1956 United States presidential election in Minnesota
- Turnout: 83.15%
| Nominee | Dwight D. Eisenhower | Adlai Stevenson |  |
| Party | Republican | Democratic (DFL) |
| Home state | Pennsylvania | Illinois |
| Running mate | Richard Nixon | Estes Kefauver |
| Electoral vote | 11 | 0 |
| Popular vote | 719,302 | 617,525 |
| Percentage | 53.68% | 46.08% |
- County results
| Eisenhower 50–60% 60–70% 70–80% | Stevenson 40–50% 50–60% 60–70% |
| President before election Dwight D. Eisenhower Republican | Elected President Dwight D. Eisenhower Republican |

= 1956 United States presidential election in Minnesota =

The 1956 United States presidential election in Minnesota took place on November 6, 1956, as part of the 1956 United States presidential election. Voters chose 11 electors, or representatives to the Electoral College, who voted for president and vice president.

Minnesota was won by the Republican Party candidate, incumbent President Dwight D. Eisenhower won the state over former Illinois governor Adlai Stevenson by a margin of 101,777 votes, or 7.6%, which made Minnesota 8% more Democratic than the nation-at-large.
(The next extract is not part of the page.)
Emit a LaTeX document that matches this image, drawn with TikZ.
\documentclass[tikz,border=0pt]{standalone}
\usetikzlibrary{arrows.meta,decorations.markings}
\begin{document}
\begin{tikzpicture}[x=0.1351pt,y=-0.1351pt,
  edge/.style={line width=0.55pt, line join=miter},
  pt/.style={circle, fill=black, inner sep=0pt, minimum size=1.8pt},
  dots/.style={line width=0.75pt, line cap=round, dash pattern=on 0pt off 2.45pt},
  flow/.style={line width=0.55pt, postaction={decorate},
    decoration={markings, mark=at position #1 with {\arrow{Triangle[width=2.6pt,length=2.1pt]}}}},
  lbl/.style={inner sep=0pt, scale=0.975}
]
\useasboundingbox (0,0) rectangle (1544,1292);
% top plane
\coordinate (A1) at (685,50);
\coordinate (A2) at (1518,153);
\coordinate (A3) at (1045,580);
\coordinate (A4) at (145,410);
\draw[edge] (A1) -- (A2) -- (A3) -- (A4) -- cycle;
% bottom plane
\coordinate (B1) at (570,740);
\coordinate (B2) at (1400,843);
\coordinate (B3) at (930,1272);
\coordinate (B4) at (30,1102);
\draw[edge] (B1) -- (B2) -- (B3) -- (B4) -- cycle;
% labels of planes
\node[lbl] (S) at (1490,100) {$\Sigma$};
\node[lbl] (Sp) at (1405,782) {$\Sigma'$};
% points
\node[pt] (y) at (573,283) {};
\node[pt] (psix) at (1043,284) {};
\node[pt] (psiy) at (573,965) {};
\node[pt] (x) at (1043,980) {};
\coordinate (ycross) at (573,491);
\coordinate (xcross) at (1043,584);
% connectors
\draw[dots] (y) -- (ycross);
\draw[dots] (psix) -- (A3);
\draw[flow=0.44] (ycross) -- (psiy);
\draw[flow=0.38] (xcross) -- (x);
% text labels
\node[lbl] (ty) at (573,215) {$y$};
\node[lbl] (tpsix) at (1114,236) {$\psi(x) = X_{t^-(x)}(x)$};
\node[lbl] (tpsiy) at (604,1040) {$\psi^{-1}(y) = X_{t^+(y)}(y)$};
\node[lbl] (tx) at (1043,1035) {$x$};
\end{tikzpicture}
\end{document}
Eisenhower went on to win the election nationally, with 457 electoral votes and a landslide 15.4% lead over Stevenson in the popular vote. The 1956 presidential election was a rematch of the 1952 election, in which Eisenhower also defeated Stevenson, both nationally and in Minnesota. Eisenhower is also the last Republican to carry the state twice.
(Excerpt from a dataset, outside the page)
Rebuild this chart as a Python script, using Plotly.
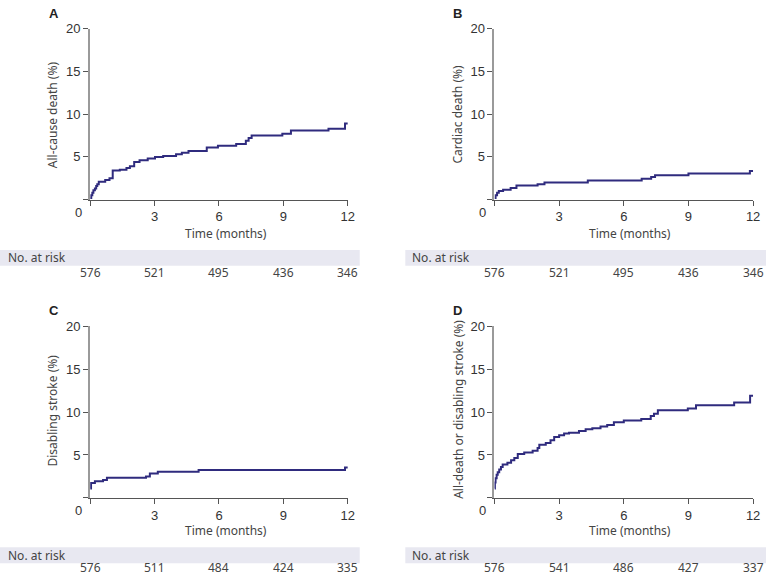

The Democratic nomination campaign leading into 1956 presidential election may have had a major role in the end of the political career of Coya Knutson, the first woman to be elected to the United States House of Representatives from Minnesota. The Minnesota Democratic-Farmer-Labor Party, in a ploy to win a possible vice presidential nomination for its rising star, U.S. Senator Hubert Humphrey, desperately attempted to ensure that Stevenson would win in the DFL Presidential Primary in Minnesota that year. However, Congresswoman Knutson, believing that the agricultural policy positions of U.S. Senator Estes Kefauver of Tennessee would have been more beneficial to her constituents, instead endorsed and campaigned on behalf of Kefauver. In part due to Knutson's efforts, Kefauver won the March 20th Minnesota Presidential Primary; as a result, when Stevenson was ultimately nominated, Kefauver was chosen as his running mate.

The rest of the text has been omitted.